Written task: From the listing below, output the lines between the one with "Write the Plotly code for this chart." and the one with "y_ticks = [0, 10, 20, 30]", including those two, and nothing else. Pictures are not copied.

Exercise inputs:
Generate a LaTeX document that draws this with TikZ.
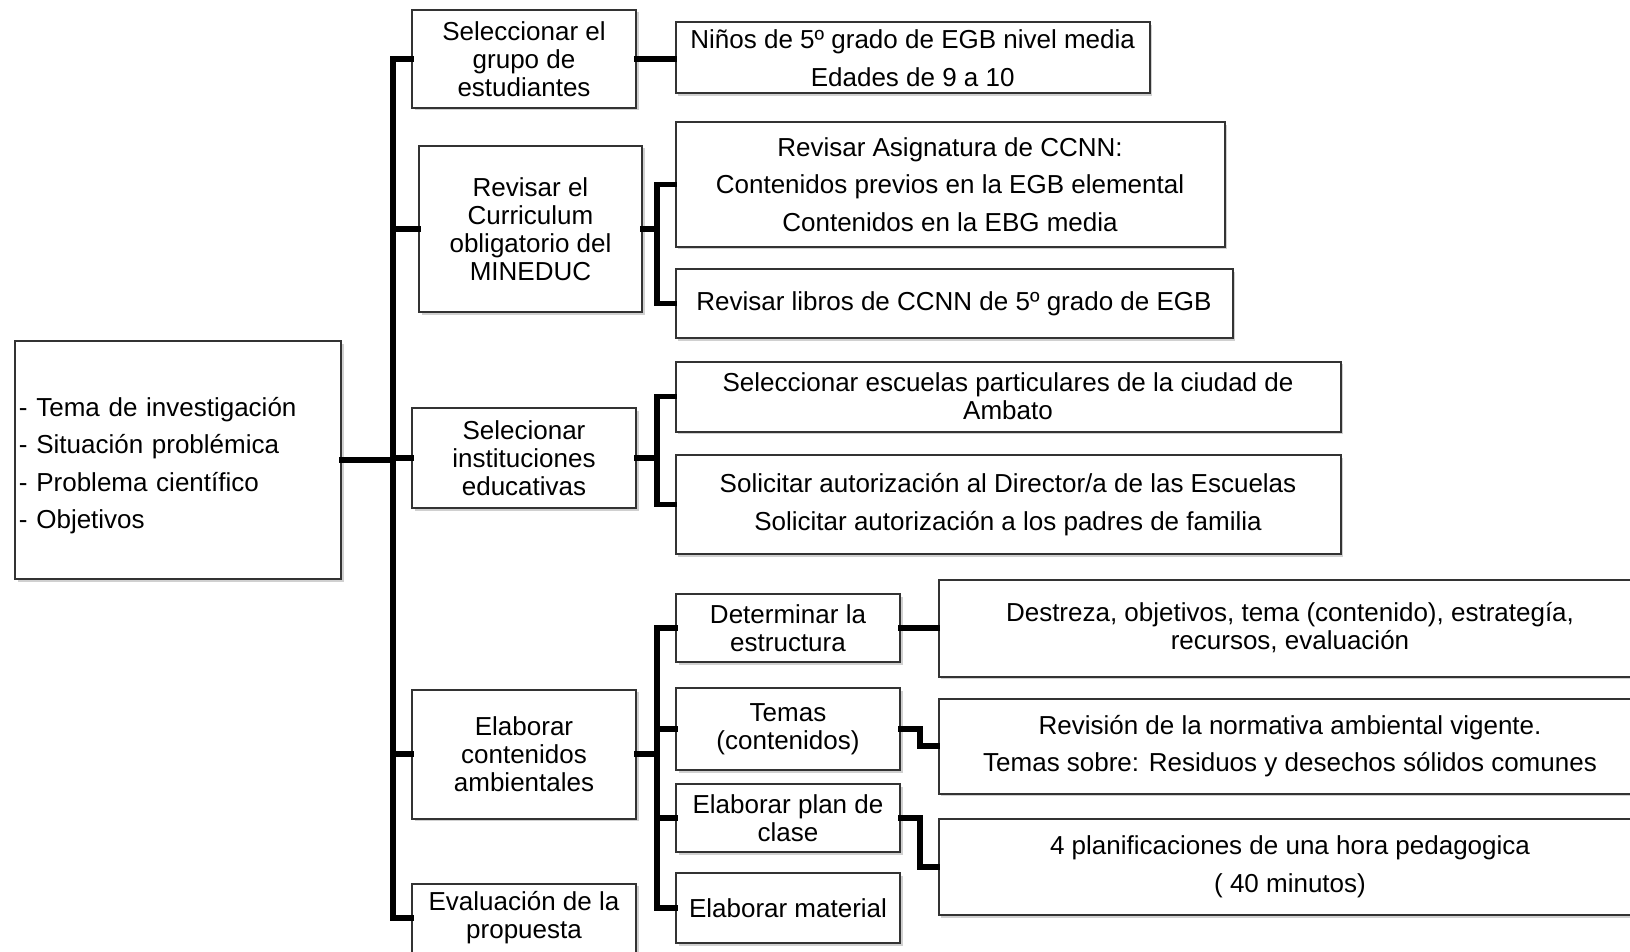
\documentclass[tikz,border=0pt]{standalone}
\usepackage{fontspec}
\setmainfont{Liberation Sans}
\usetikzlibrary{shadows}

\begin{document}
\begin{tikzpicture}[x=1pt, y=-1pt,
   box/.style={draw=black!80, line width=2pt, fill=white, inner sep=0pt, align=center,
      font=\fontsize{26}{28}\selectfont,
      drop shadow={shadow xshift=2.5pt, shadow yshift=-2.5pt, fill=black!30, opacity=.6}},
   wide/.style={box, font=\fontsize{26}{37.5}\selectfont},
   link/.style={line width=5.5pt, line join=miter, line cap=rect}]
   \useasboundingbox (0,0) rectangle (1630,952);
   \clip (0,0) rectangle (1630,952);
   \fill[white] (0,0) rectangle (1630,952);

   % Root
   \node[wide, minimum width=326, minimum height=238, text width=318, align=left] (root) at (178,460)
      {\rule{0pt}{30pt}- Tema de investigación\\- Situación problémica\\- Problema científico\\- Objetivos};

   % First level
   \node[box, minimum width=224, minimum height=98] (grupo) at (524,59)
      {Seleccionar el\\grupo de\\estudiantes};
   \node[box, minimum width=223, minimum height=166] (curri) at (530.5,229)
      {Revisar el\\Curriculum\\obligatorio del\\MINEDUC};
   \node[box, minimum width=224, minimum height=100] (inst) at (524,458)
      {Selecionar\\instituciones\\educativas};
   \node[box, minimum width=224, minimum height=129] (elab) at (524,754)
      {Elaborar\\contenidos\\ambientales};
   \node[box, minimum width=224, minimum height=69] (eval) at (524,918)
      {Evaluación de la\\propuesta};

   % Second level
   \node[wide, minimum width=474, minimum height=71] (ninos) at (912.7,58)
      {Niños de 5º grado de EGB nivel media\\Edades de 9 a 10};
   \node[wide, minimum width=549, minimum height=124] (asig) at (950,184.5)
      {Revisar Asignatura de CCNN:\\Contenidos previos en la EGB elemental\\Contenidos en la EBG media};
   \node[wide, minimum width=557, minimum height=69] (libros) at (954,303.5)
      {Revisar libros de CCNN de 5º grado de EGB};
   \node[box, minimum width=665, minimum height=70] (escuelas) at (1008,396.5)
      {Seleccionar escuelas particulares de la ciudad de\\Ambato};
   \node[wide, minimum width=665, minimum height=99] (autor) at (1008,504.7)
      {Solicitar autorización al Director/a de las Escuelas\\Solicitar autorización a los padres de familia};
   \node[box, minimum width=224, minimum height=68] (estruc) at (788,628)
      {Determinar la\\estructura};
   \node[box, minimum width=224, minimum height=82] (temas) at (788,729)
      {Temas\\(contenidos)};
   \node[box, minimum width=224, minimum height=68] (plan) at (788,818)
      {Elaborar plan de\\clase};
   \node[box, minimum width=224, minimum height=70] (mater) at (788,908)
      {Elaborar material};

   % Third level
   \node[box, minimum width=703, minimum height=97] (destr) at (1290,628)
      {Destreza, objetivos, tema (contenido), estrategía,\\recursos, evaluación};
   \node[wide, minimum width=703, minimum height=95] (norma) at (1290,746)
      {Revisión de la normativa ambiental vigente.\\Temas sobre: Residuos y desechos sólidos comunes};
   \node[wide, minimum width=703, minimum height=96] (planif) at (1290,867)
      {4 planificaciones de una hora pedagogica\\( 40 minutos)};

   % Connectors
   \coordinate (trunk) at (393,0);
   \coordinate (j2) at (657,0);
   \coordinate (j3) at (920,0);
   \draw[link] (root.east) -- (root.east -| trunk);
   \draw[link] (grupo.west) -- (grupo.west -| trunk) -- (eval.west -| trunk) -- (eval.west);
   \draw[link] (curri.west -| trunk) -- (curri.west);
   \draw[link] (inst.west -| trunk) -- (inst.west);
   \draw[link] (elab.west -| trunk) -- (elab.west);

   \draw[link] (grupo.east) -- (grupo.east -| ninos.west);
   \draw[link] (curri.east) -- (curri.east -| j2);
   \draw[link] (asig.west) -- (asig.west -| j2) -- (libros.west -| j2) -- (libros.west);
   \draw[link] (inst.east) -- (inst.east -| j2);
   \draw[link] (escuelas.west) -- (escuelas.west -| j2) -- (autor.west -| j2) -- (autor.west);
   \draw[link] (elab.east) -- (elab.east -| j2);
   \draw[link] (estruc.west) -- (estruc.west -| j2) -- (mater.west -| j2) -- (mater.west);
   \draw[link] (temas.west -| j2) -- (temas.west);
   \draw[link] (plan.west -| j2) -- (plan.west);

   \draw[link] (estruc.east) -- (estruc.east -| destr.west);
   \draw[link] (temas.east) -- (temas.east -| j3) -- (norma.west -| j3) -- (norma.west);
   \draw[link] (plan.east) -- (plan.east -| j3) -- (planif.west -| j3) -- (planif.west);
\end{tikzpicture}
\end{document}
==
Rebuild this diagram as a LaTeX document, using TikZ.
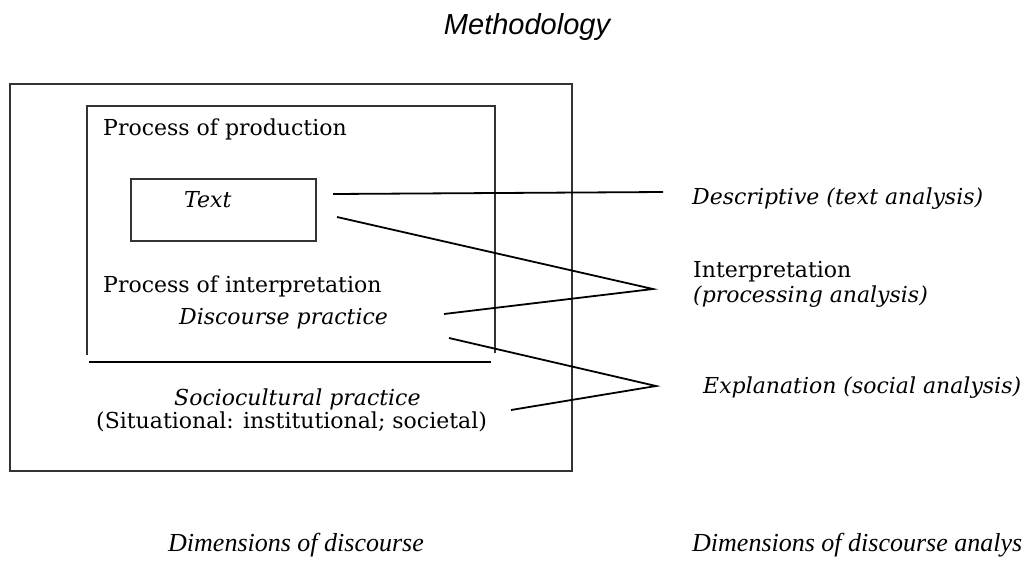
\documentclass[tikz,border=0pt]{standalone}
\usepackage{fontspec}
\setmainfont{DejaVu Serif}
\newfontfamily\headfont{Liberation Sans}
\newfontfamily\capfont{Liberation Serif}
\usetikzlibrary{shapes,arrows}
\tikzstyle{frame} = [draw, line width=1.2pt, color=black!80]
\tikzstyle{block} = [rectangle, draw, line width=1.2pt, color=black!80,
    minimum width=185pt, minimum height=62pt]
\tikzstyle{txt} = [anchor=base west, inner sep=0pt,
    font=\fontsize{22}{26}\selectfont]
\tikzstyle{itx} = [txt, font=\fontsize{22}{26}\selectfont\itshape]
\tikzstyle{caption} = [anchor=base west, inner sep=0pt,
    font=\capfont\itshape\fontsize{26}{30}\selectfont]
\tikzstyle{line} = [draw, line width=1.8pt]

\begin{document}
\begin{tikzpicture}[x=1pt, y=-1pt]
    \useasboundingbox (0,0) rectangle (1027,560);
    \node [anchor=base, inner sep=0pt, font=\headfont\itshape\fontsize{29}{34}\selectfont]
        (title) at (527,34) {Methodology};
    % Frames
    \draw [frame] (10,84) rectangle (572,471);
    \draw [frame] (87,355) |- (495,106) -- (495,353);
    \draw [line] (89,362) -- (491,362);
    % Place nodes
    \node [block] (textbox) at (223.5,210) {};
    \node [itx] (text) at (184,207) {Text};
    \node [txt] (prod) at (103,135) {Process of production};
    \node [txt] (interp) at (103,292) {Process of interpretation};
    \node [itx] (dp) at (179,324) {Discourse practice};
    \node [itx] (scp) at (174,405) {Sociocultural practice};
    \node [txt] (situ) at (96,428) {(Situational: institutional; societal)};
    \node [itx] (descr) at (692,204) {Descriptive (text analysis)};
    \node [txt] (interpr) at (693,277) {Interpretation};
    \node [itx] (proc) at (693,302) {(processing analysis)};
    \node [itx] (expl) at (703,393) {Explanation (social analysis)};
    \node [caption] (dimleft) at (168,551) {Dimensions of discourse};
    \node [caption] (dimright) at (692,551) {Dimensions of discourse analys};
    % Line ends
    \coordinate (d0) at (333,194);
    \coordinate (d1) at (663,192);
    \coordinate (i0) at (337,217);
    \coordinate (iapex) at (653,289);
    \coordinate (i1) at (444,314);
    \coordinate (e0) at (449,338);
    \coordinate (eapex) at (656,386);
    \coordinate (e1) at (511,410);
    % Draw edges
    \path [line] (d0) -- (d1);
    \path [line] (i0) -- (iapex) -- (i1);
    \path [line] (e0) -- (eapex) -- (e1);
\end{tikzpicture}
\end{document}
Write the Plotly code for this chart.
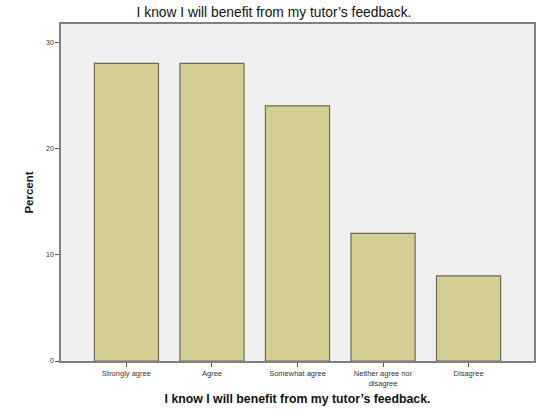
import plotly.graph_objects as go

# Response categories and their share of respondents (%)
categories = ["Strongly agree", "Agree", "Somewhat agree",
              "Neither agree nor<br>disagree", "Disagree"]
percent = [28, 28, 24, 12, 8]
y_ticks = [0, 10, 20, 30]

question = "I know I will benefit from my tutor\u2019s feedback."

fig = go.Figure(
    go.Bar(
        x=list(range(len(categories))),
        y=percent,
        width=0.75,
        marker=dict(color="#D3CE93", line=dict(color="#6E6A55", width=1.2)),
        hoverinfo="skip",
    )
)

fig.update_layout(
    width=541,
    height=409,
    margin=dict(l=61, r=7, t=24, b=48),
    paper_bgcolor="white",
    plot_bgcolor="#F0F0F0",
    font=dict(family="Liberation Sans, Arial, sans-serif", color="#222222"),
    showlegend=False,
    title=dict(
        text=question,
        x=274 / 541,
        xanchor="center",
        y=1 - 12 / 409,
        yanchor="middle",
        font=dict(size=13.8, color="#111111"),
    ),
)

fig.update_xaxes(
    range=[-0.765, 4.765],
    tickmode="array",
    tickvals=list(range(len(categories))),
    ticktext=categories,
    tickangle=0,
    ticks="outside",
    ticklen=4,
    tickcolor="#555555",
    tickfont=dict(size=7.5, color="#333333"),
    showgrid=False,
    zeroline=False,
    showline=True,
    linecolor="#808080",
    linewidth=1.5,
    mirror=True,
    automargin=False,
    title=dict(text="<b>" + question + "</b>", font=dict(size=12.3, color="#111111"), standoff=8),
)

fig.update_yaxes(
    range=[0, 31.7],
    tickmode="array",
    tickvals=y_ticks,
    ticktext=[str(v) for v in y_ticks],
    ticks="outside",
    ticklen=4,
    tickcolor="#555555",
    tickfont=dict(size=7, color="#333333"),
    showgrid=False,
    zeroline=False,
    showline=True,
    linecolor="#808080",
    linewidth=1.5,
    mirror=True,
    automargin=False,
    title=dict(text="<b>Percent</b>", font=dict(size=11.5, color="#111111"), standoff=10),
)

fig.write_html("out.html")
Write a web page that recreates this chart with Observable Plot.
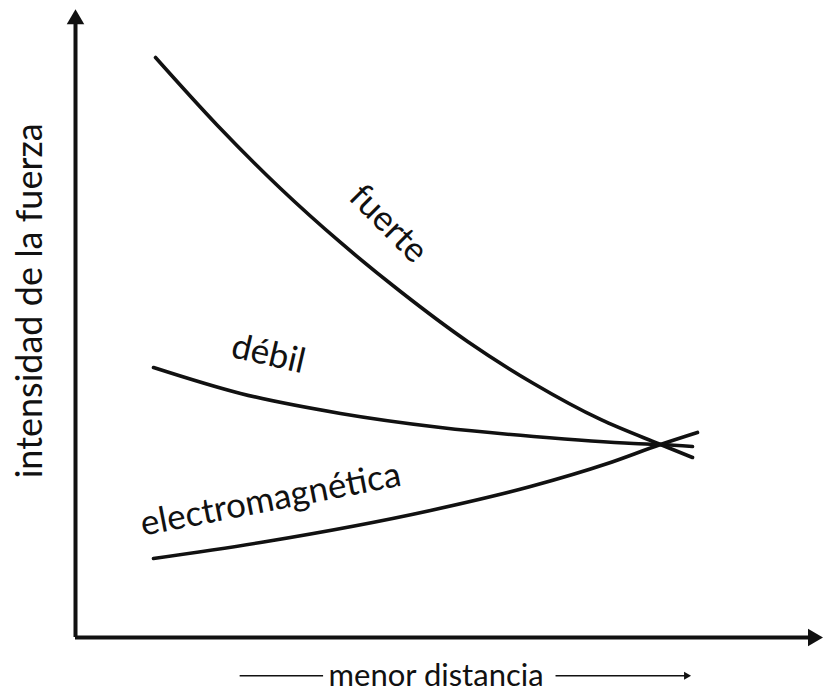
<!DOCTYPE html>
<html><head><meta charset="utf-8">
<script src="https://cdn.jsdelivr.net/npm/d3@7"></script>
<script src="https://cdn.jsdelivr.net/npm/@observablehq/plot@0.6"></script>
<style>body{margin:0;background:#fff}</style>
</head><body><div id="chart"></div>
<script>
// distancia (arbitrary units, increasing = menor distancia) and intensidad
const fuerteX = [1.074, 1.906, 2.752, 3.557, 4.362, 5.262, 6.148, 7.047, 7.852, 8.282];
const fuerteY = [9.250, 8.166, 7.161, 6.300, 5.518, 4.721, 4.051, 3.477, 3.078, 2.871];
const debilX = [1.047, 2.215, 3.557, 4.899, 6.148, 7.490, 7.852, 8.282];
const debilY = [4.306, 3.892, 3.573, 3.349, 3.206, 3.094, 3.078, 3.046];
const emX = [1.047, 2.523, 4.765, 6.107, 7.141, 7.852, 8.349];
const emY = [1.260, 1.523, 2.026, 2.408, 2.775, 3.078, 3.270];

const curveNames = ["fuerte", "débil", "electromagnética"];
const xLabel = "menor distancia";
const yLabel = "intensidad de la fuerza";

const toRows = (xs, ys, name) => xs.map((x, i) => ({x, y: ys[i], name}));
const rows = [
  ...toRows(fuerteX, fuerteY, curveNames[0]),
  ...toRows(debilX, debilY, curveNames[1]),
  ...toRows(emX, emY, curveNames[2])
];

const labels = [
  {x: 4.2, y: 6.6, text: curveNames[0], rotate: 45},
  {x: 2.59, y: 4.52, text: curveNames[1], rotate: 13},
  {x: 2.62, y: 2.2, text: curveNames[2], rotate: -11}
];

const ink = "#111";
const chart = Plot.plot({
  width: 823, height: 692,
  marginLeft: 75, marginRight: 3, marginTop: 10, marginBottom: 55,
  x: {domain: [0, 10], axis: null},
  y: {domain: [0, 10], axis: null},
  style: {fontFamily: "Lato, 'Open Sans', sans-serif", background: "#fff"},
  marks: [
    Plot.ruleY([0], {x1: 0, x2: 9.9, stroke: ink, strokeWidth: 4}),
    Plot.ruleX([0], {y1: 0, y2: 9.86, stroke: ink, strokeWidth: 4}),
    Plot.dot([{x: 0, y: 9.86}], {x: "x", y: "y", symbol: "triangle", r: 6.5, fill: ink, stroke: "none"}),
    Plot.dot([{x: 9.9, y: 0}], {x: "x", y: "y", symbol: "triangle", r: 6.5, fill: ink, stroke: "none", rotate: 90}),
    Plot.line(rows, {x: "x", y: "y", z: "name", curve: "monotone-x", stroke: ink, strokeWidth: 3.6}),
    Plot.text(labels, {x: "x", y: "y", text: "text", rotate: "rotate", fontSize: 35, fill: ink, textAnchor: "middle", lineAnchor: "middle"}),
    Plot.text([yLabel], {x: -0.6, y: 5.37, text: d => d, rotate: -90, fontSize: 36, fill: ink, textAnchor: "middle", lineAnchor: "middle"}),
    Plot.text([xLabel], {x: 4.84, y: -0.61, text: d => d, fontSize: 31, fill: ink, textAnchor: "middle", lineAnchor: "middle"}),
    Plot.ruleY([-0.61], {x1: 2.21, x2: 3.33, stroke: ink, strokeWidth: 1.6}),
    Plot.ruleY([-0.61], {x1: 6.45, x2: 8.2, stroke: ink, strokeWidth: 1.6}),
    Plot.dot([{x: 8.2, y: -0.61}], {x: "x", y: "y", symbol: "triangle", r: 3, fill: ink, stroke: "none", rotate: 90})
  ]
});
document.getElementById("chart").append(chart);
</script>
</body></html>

Complete output:
Write the Plotly code for this chart.
import plotly.graph_objects as go

# Response categories and their share of respondents (%)
categories = ["Strongly agree", "Agree", "Somewhat agree",
              "Neither agree nor<br>disagree", "Disagree"]
percent = [28, 28, 24, 12, 8]
y_ticks = [0, 10, 20, 30]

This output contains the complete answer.